Luanda - O poder de José Eduardo dos Santos no MPLA foi construído ao longo de trinta e sete anos.

Fonte: JA

Ao longo desse período, JES teve tempo para tudo: afastar concorrentes internos, fazer aliados e lealdades, promover uma nova geração de dirigentes e iniciar o processo de democracia interna, com a inclusão nos estatutos das múltiplas candidaturas. O argumento da candidatura única, como garante da coesão interna, na verdade vingou mais pelo facto de ela ter sido defendida por JES não só como uma fase da transição pós 37 anos de liderança, mas também porque possuía capital político e influência para o fazer.

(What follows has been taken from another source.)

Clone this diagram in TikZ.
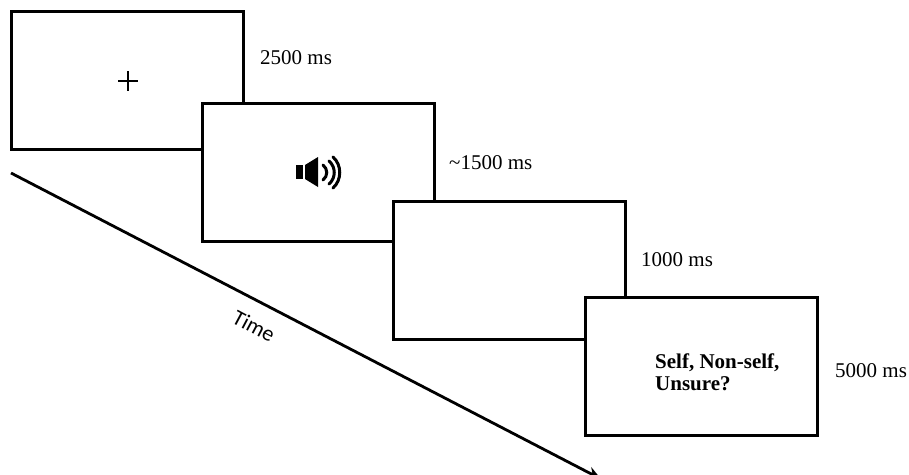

Há muito que os líderes do MPLA deveriam ter consciência de que existe da parte dos eleitores uma demanda para que os maiores partidos angolanos sejam também instituições exemplares em termos de democracia interna. Para lá da vontade dos seus militantes, os eleitores em geral querem um MPLA de diálogo, democrático e moderno. A consagração das múltiplas candidaturas nos estatutos do MPLA representou, por isso, uma resposta a essa expectativa dos eleitores, que está por se cumprir efectivamente.

Oito anos depois, o exercício de democracia interna no MPLA continua a ser o principal desafio das lutas internas. Aparentemente, existem os que continuam a defender a coesão interna por via de uma candidatura única que dê continuidade às políticas e às reformas em curso, mas existem outros que entendem que a coesão interna se consegue por via de uma ampla reconciliação nacional interna através de múltiplas candidaturas que propiciem um debate franco e democrático entre camaradas.

Aparentemente, existem duas grandes correntes de opinião. A primeira defende que a coesão interna é assegurada da melhor forma com uma candidatura única, do tipo escolha do sucessor, como se permitiu a JES fazer. A segunda entende que a mesma coesão interna deve ser garantida através de eleições democráticas, nas quais os militantes são chamados a escolher o seu líder e o respectivo programa político.

Ao contrário do que se pretendia, a reunião dos CAP acabou por precipitar, de modo informal, a luta pela sucessão do líder, quando o Presidente João Lourenço ainda tem dois anos pela frente. Agora, colocado o problema às bases, os pré-candidatos terão de demonstrar uma capacidade de luta digna de um presidente do partido, com a elaboração de estratégias, foco, paciência e sentido de oportunidade, para que as múltiplas candidaturas sejam irreversíveis.

A reunião dos CAP acabou também por trazer de volta os mais velhos. O silêncio dos "senadores” do MPLA perante os excessos dos últimos anos da governação de JES deixaram-nos muito mal vistos na sociedade. A grande maioria dos chamados mais velhos participou activamente em processos de nepotismo, corrupção e endeusamento de JES e a determinada altura deixou de ouvir o clamar do povo que diziam representar. Ao também ficarem calados na era João Lourenço no período do isolamento e críticas a JES, os mais velhos viram reduzido o seu papel de reservas morais do partido no poder. As críticas feitas aos mais velhos por quererem que se cumpram os estatutos e que se aprofunde a democracia interna, acabam na verdade por "ressuscitar” o seu papel de autoridades morais, ex-dirigentes com um passado de grande respeito e serviços prestados que lhes dão o direito de serem ouvidos. Parece que os mais velhos voltaram a ter capacidade de ouvir as queixas e as dores dos cidadãos eleitores, que querem o MPLA de maior diálogo e mais democrático e uma governação económica menos dura.

Se alguns mais velhos faziam pronunciamentos esporádicos sobre a sua discordância da estratégia de liderança, a reunião dos CAP revelou-se como uma boa oportunidade de se redimirem e não continuarem a ser vistos como os históricos que não tiveram coragem de criticar os excessos da governação.

Por outro lado, esta realidade demonstra que o silêncio do passado teve mais que ver com a figura tutelar de JES e que hoje, em nome da sua reputação e percurso histórico, muitos dos chamados mais velhos vão querer que a sua opinião seja ouvida.

Ao contrário do que se previa, o clima interno não acalmou. Ou o MPLA encontra rapidamente um entendimento para o seu processo de democracia interna, ou o espaço público será cada vez mais dominado pelo tema da democracia interna, em detrimento até das responsabilidades governativas, que deveriam ser a prioridade e que garantem os votos dos eleitores.

Não há dúvidas, vão ser meses de intensas movimentações políticas dentro do maior partido do país.